Thursday, October 05, 2006

Risks Realized As Market Hears The Fed, What's Next?

It has taken two weeks of speeches and conversations from Bernanke, Kohn, Yellen, and today Poole in the FT, plus last Friday's employment data to finally get the market to understand the risk inherent in utterly convincing itself that the Fed is going to ease in the coming year.

The risk, as I have written in this Blog before, is that when you own a security such as the 2-year Treasury, you own the market's expectations. Now that the market has finally caught on to what has been obvious, the yield on the 2-year has backed up about 25 basis points since last Wednesday.

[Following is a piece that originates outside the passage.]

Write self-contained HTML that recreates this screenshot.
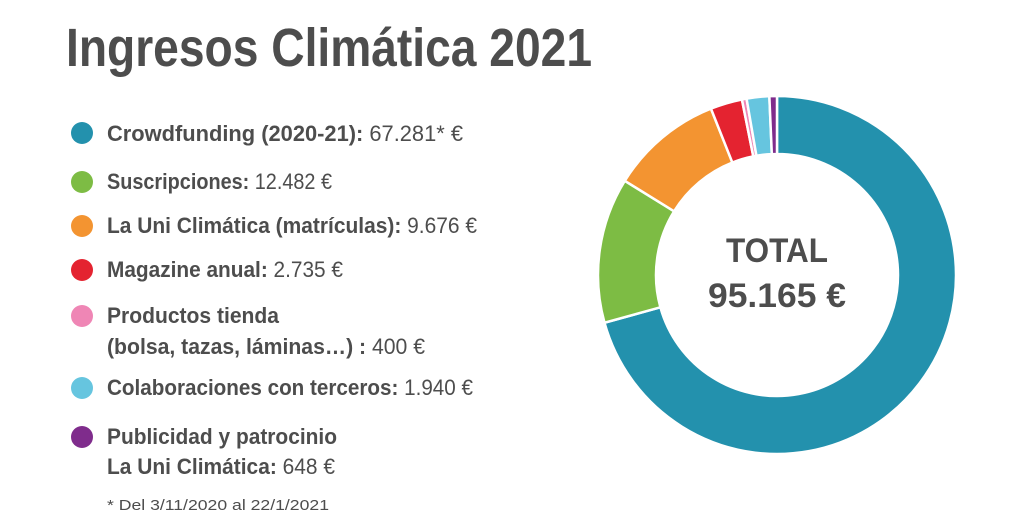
<!DOCTYPE html>
<html><head><meta charset="utf-8"><style>
body{margin:0;background:#fff}
svg{display:block}
text{font-family:"Liberation Sans Narrow","Liberation Sans",sans-serif;fill:#4d4d4d}
.b{font-weight:bold}
</style></head><body>
<svg width="1024" height="530" viewBox="0 0 1024 530" xmlns="http://www.w3.org/2000/svg">
<text x="66" y="66" class="b" font-size="54" textLength="526" lengthAdjust="spacingAndGlyphs">Ingresos Climática 2021</text>
<g font-size="22">
<circle cx="82" cy="133" r="11" fill="#2391ad"/>
<text x="107" y="141" textLength="356" lengthAdjust="spacingAndGlyphs"><tspan class="b">Crowdfunding (2020-21):</tspan> 67.281* €</text>
<circle cx="82" cy="182" r="11" fill="#7dbc44"/>
<text x="107" y="189" textLength="225" lengthAdjust="spacingAndGlyphs"><tspan class="b">Suscripciones:</tspan> 12.482 €</text>
<circle cx="82" cy="226" r="11" fill="#f39431"/>
<text x="107" y="233" textLength="370" lengthAdjust="spacingAndGlyphs"><tspan class="b">La Uni Climática (matrículas):</tspan> 9.676 €</text>
<circle cx="82" cy="270" r="11" fill="#e42330"/>
<text x="107" y="277" textLength="236" lengthAdjust="spacingAndGlyphs"><tspan class="b">Magazine anual:</tspan> 2.735 €</text>
<circle cx="82" cy="316" r="11" fill="#ef86b5"/>
<text x="107" y="323" class="b" textLength="172" lengthAdjust="spacingAndGlyphs">Productos tienda</text>
<text x="107" y="354" textLength="318" lengthAdjust="spacingAndGlyphs"><tspan class="b">(bolsa, tazas, láminas…) :</tspan> 400 €</text>
<circle cx="82" cy="388" r="11" fill="#66c5df"/>
<text x="107" y="395" textLength="366" lengthAdjust="spacingAndGlyphs"><tspan class="b">Colaboraciones con terceros:</tspan> 1.940  €</text>
<circle cx="82" cy="437" r="11" fill="#7f2c8c"/>
<text x="107" y="444" class="b" textLength="230" lengthAdjust="spacingAndGlyphs">Publicidad y patrocinio</text>
<text x="107" y="474" textLength="228" lengthAdjust="spacingAndGlyphs"><tspan class="b">La Uni Climática:</tspan> 648 €</text>
</g>
<text x="107" y="510" font-size="15" textLength="222" lengthAdjust="spacingAndGlyphs">* Del 3/11/2020 al 22/1/2021</text>
<g id="donut"></g>
<circle cx="777" cy="275" r="121" fill="#fff"/>
<text x="777" y="262" class="b" font-size="34" text-anchor="middle" textLength="102" lengthAdjust="spacingAndGlyphs">TOTAL</text>
<text x="777" y="307" class="b" font-size="34" text-anchor="middle" textLength="138" lengthAdjust="spacingAndGlyphs">95.165 €</text>
</svg>
<script>
(function(){
var vals=[67281,12482,9676,2735,400,1940,648],cols=["#2391ad","#7dbc44","#f39431","#e42330","#ef86b5","#66c5df","#7f2c8c"];
var tot=vals.reduce(function(a,b){return a+b},0),cx=777,cy=275,R=179,r=121,a=0,g=document.getElementById('donut'),s='';
function p(rad,ang){return [cx+rad*Math.sin(ang),cy-rad*Math.cos(ang)];}
vals.forEach(function(v,i){var b=a+v/tot*2*Math.PI,l=(b-a)>Math.PI?1:0;
var p1=p(R,a),p2=p(R,b),p3=p(r,b),p4=p(r,a);
s+='<path d="M'+p1+' A'+R+' '+R+' 0 '+l+' 1 '+p2+' L'+p3+' A'+r+' '+r+' 0 '+l+' 0 '+p4+'Z" fill="'+cols[i]+'" stroke="#fff" stroke-width="2.5"/>';a=b;});
g.innerHTML=s;})();
</script>
</body></html>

And the back up isn't finished.

Before looking ahead, lets look at what the array of speakers had to say;


  • Don't short the Fed's resolve on fighting inflation
  • Unless downturn in housing extends to broadly damage the economy, the Fed isn't stepping in
  • If the Fed has to step in, it will ease aggressively to prevent recession
  • Current Fed funds is high enough to bring down inflation over time -- and we can be patient
  • At current market rates, the downturn in housing has probably plateaued
  • If the Fed is uncertain as to how the economy unfolds, why is the market priced with such certainty?
The employment data was the final piece to crack the market's illusion of what will be to what is going on. Briefly put, the upward revision to August to 188,000 new jobs pushed growth above the 100,000-125,000 that the Fed feels is concurrent with trend growth. The earlier benchmark revisions are interesting for revising equations, but not so much for the market. Trading today on what employment growth actually was last April is a bit silly. The impact has long been seen in the growth data. All that has occurred is that we now know better why spending held up.

Looking ahead, the market is coming to an interesting pricing pattern, as seen below in the table lifted from my partner Stan Jonas's screen on the Bloomberg:




The table tells us that the market has shifted from the EIJ (Ease In January) to Poole (based on his and his compadre's comments). Should the market shift to HLD (Fed on hold forever), there is still a 46 basis point back-up in the yield on 2-year Treasurys. In other words, you are still buying the ease potential.

What are the odds? A careful look at Poole and I come away with the sense that the market is pricing for an impossible outcome. The outcome presumes that the longer the Fed goes with doing nothing, there is an ease out there, somewhere, sometime. Eventually, perhaps, but the longer the economy grows at trend, so the Fed doesn't have to ease, why would the economy suddenly weaken when the natural momentum in the economy is growth? In other words, barring the unpredictable, if the economy is on track next spring, forget about any ease. If there is going to be an ease, it will be by January the latest or not at all.

What does that mean? Simply that the HLD scenario is very much in play IF you believe the economy is not going to slink into recession. Remembering this economy ends with a bang and not a whimper, a recession bet is a bet on the unpredictable. As I have written before, understand the risk before you invest. If you buy a 2-year Treasury, there is a 45 basis point risk if the economy grows such that the Fed has nothing to do but watch.

If you are inclined to trade the market, the March 2007 Eurodollar contract has all the action and expectations. Not wanting to run afoul of any rules and regulations, I will let you figure out what you can do.